* Problem
Everything in the data should be repeated exactly, save for the images.

-- BEGIN --

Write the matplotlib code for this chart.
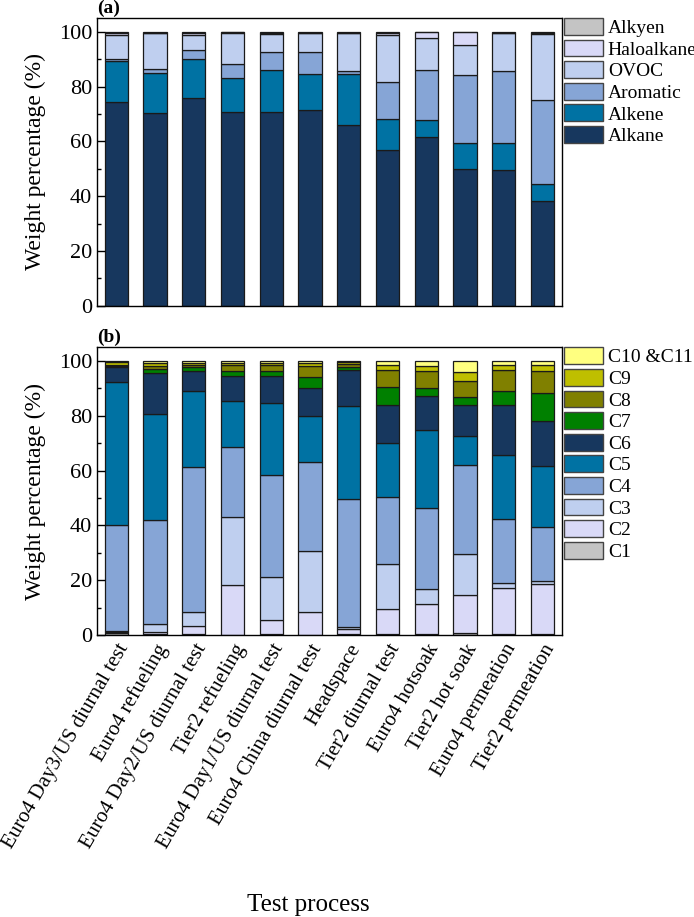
import matplotlib
matplotlib.use("Agg")
import matplotlib.pyplot as plt
import numpy as np
from matplotlib.patches import Patch

plt.rcParams["font.family"] = ["Liberation Serif", "DejaVu Serif"]

processes = ["Euro4 Day3/US diurnal test", "Euro4 refueling", "Euro4 Day2/US diurnal test",
             "Tier2 refueling", "Euro4 Day1/US diurnal test", "Euro4 China diurnal test",
             "Headspace", "Tier2 diurnal test", "Euro4 hotsoak", "Tier2 hot soak",
             "Euro4 permeation", "Tier2 permeation"]

# (a) composition by compound class, weight %
group_names = ["Alkane", "Alkene", "Aromatic", "OVOC", "Haloalkane", "Alkyen"]
alkane = [74.5, 70.3, 75.7, 70.6, 70.6, 71.4, 65.8, 56.7, 61.6, 49.8, 49.5, 38.2]
alkene = [14.8, 14.5, 14.4, 12.4, 15.4, 13.1, 18.7, 11.4, 6.2, 9.7, 10.0, 6.4]
aromatic = [0.6, 1.5, 3.2, 5.2, 6.7, 8.2, 1.3, 13.5, 18.1, 24.8, 26.1, 30.5]
ovoc = [8.9, 13.1, 5.6, 11.4, 6.4, 6.7, 13.6, 17.4, 12.0, 10.8, 13.8, 24.2]
haloalkane = [0.6, 0.3, 0.6, 0.2, 0.4, 0.3, 0.3, 0.5, 1.9, 4.7, 0.3, 0.3]
alkyen = [0.6, 0.3, 0.5, 0.2, 0.5, 0.3, 0.3, 0.5, 0.2, 0.2, 0.3, 0.4]
group_colors = ["#17375E", "#0072A3", "#86A5D6", "#BFCFEF", "#D9D9F7", "#C4C4C4"]

# (b) composition by carbon number, weight %
carbon_names = ["C1", "C2", "C3", "C4", "C5", "C6", "C7", "C8", "C9", "C10 &C11"]
c1 = [0.6, 0.2, 0.2, 0.1, 0.2, 0.1, 0.2, 0.4, 0.2, 0.6, 0.4, 0.2]
c2 = [0.4, 1.0, 3.1, 18.0, 5.2, 8.3, 1.9, 9.2, 11.1, 13.9, 16.8, 18.3]
c3 = [0.4, 2.8, 5.0, 25.1, 15.8, 22.3, 0.8, 16.4, 5.4, 14.9, 1.9, 1.3]
c4 = [38.7, 38.0, 52.9, 25.5, 37.1, 32.3, 46.6, 24.5, 29.5, 32.5, 23.2, 19.7]
c5 = [52.1, 38.8, 27.9, 16.8, 26.5, 17.0, 34.1, 19.7, 28.7, 10.8, 23.3, 22.3]
c6 = [5.5, 14.7, 7.4, 9.0, 9.7, 10.0, 13.1, 13.7, 12.3, 11.1, 18.2, 16.2]
c7 = [0.6, 1.6, 1.2, 1.9, 2.0, 4.3, 1.2, 6.6, 3.1, 2.9, 5.4, 10.2]
c8 = [0.4, 1.1, 1.0, 2.3, 2.2, 4.0, 1.0, 6.3, 5.9, 6.1, 7.4, 8.0]
c9 = [1.0, 1.2, 0.7, 0.7, 0.7, 1.1, 0.7, 1.7, 2.1, 3.1, 2.1, 2.3]
c10_11 = [0.3, 0.6, 0.6, 0.6, 0.6, 0.6, 0.4, 1.5, 1.7, 4.1, 1.3, 1.5]
carbon_colors = ["#C4C4C4", "#D9D9F7", "#BFCFEF", "#86A5D6", "#0072A3", "#17375E",
                 "#008000", "#808000", "#BFBF00", "#FFFF80"]


def stacked(ax, series, colors, names):
    x = np.arange(len(processes))
    bottom = np.zeros(len(processes))
    for vals, col in zip(series, colors):
        vals = np.array(vals)
        ax.bar(x, vals, 0.6, bottom=bottom, color=col, edgecolor="#1a1a1a", linewidth=0.9)
        bottom += vals
    ax.set_xlim(-0.5, 11.5)
    ax.set_ylim(0, 105)
    ax.set_yticks(range(0, 101, 20))
    ax.set_yticks(range(10, 100, 20), minor=True)
    ax.tick_params(axis="y", which="major", direction="in", length=6, width=1, labelsize=16)
    ax.tick_params(axis="y", which="minor", direction="in", length=3, width=1)
    ax.tick_params(axis="x", length=0)
    ax.set_ylabel("Weight percentage (%)", fontsize=17, labelpad=9)
    for sp in ax.spines.values():
        sp.set_linewidth(1.0)
    handles = [Patch(facecolor=c, edgecolor="#444444", linewidth=1.0, label=n)
               for n, c in zip(names, colors)][::-1]
    ax.legend(handles=handles, loc="upper left", bbox_to_anchor=(1.005, 1.0), frameon=False,
              fontsize=14, handlelength=2.0, handleheight=0.95, handletextpad=0.25,
              labelspacing=0.13, borderaxespad=0.0, borderpad=0.0)


fig = plt.figure(figsize=(6.94, 9.17), dpi=100)
ax_a = fig.add_axes([0.1398, 0.6666, 0.6696, 0.3137])
ax_b = fig.add_axes([0.1398, 0.3075, 0.6696, 0.3137])

stacked(ax_a, [alkane, alkene, aromatic, ovoc, haloalkane, alkyen], group_colors, group_names)
stacked(ax_b, [c1, c2, c3, c4, c5, c6, c7, c8, c9, c10_11], carbon_colors, carbon_names)

ax_a.set_xticks(range(len(processes)))
ax_a.set_xticklabels([])
ax_b.set_xticks(range(len(processes)))
ax_b.set_xticklabels(processes, rotation=60, ha="right", rotation_mode="anchor", fontsize=15)
ax_b.tick_params(axis="x", pad=4)
ax_b.set_xlabel("Test process", fontsize=18)
ax_b.xaxis.set_label_coords(0.454, -0.9)

ax_a.text(0.0, 1.003, "(a)", transform=ax_a.transAxes, fontsize=14, fontweight="bold",
          va="bottom", ha="left")
ax_b.text(0.0, 1.003, "(b)", transform=ax_b.transAxes, fontsize=14, fontweight="bold",
          va="bottom", ha="left")

fig.savefig("out.png", dpi=100)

-- END --

* Written answer
Write the matplotlib code for this chart.
import matplotlib
matplotlib.use("Agg")
import matplotlib.pyplot as plt
import numpy as np
from matplotlib.patches import Patch

plt.rcParams["font.family"] = ["Liberation Serif", "DejaVu Serif"]

processes = ["Euro4 Day3/US diurnal test", "Euro4 refueling", "Euro4 Day2/US diurnal test",
             "Tier2 refueling", "Euro4 Day1/US diurnal test", "Euro4 China diurnal test",
             "Headspace", "Tier2 diurnal test", "Euro4 hotsoak", "Tier2 hot soak",
             "Euro4 permeation", "Tier2 permeation"]

# (a) composition by compound class, weight %
group_names = ["Alkane", "Alkene", "Aromatic", "OVOC", "Haloalkane", "Alkyen"]
alkane = [74.5, 70.3, 75.7, 70.6, 70.6, 71.4, 65.8, 56.7, 61.6, 49.8, 49.5, 38.2]
alkene = [14.8, 14.5, 14.4, 12.4, 15.4, 13.1, 18.7, 11.4, 6.2, 9.7, 10.0, 6.4]
aromatic = [0.6, 1.5, 3.2, 5.2, 6.7, 8.2, 1.3, 13.5, 18.1, 24.8, 26.1, 30.5]
ovoc = [8.9, 13.1, 5.6, 11.4, 6.4, 6.7, 13.6, 17.4, 12.0, 10.8, 13.8, 24.2]
haloalkane = [0.6, 0.3, 0.6, 0.2, 0.4, 0.3, 0.3, 0.5, 1.9, 4.7, 0.3, 0.3]
alkyen = [0.6, 0.3, 0.5, 0.2, 0.5, 0.3, 0.3, 0.5, 0.2, 0.2, 0.3, 0.4]
group_colors = ["#17375E", "#0072A3", "#86A5D6", "#BFCFEF", "#D9D9F7", "#C4C4C4"]

# (b) composition by carbon number, weight %
carbon_names = ["C1", "C2", "C3", "C4", "C5", "C6", "C7", "C8", "C9", "C10 &C11"]
c1 = [0.6, 0.2, 0.2, 0.1, 0.2, 0.1, 0.2, 0.4, 0.2, 0.6, 0.4, 0.2]
c2 = [0.4, 1.0, 3.1, 18.0, 5.2, 8.3, 1.9, 9.2, 11.1, 13.9, 16.8, 18.3]
c3 = [0.4, 2.8, 5.0, 25.1, 15.8, 22.3, 0.8, 16.4, 5.4, 14.9, 1.9, 1.3]
c4 = [38.7, 38.0, 52.9, 25.5, 37.1, 32.3, 46.6, 24.5, 29.5, 32.5, 23.2, 19.7]
c5 = [52.1, 38.8, 27.9, 16.8, 26.5, 17.0, 34.1, 19.7, 28.7, 10.8, 23.3, 22.3]
c6 = [5.5, 14.7, 7.4, 9.0, 9.7, 10.0, 13.1, 13.7, 12.3, 11.1, 18.2, 16.2]
c7 = [0.6, 1.6, 1.2, 1.9, 2.0, 4.3, 1.2, 6.6, 3.1, 2.9, 5.4, 10.2]
c8 = [0.4, 1.1, 1.0, 2.3, 2.2, 4.0, 1.0, 6.3, 5.9, 6.1, 7.4, 8.0]
c9 = [1.0, 1.2, 0.7, 0.7, 0.7, 1.1, 0.7, 1.7, 2.1, 3.1, 2.1, 2.3]
c10_11 = [0.3, 0.6, 0.6, 0.6, 0.6, 0.6, 0.4, 1.5, 1.7, 4.1, 1.3, 1.5]
carbon_colors = ["#C4C4C4", "#D9D9F7", "#BFCFEF", "#86A5D6", "#0072A3", "#17375E",
                 "#008000", "#808000", "#BFBF00", "#FFFF80"]


def stacked(ax, series, colors, names):
    x = np.arange(len(processes))
    bottom = np.zeros(len(processes))
    for vals, col in zip(series, colors):
        vals = np.array(vals)
        ax.bar(x, vals, 0.6, bottom=bottom, color=col, edgecolor="#1a1a1a", linewidth=0.9)
        bottom += vals
    ax.set_xlim(-0.5, 11.5)
    ax.set_ylim(0, 105)
    ax.set_yticks(range(0, 101, 20))
    ax.set_yticks(range(10, 100, 20), minor=True)
    ax.tick_params(axis="y", which="major", direction="in", length=6, width=1, labelsize=16)
    ax.tick_params(axis="y", which="minor", direction="in", length=3, width=1)
    ax.tick_params(axis="x", length=0)
    ax.set_ylabel("Weight percentage (%)", fontsize=17, labelpad=9)
    for sp in ax.spines.values():
        sp.set_linewidth(1.0)
    handles = [Patch(facecolor=c, edgecolor="#444444", linewidth=1.0, label=n)
               for n, c in zip(names, colors)][::-1]
    ax.legend(handles=handles, loc="upper left", bbox_to_anchor=(1.005, 1.0), frameon=False,
              fontsize=14, handlelength=2.0, handleheight=0.95, handletextpad=0.25,
              labelspacing=0.13, borderaxespad=0.0, borderpad=0.0)


fig = plt.figure(figsize=(6.94, 9.17), dpi=100)
ax_a = fig.add_axes([0.1398, 0.6666, 0.6696, 0.3137])
ax_b = fig.add_axes([0.1398, 0.3075, 0.6696, 0.3137])

stacked(ax_a, [alkane, alkene, aromatic, ovoc, haloalkane, alkyen], group_colors, group_names)
stacked(ax_b, [c1, c2, c3, c4, c5, c6, c7, c8, c9, c10_11], carbon_colors, carbon_names)

ax_a.set_xticks(range(len(processes)))
ax_a.set_xticklabels([])
ax_b.set_xticks(range(len(processes)))
ax_b.set_xticklabels(processes, rotation=60, ha="right", rotation_mode="anchor", fontsize=15)
ax_b.tick_params(axis="x", pad=4)
ax_b.set_xlabel("Test process", fontsize=18)
ax_b.xaxis.set_label_coords(0.454, -0.9)

ax_a.text(0.0, 1.003, "(a)", transform=ax_a.transAxes, fontsize=14, fontweight="bold",
          va="bottom", ha="left")
ax_b.text(0.0, 1.003, "(b)", transform=ax_b.transAxes, fontsize=14, fontweight="bold",
          va="bottom", ha="left")

fig.savefig("out.png", dpi=100)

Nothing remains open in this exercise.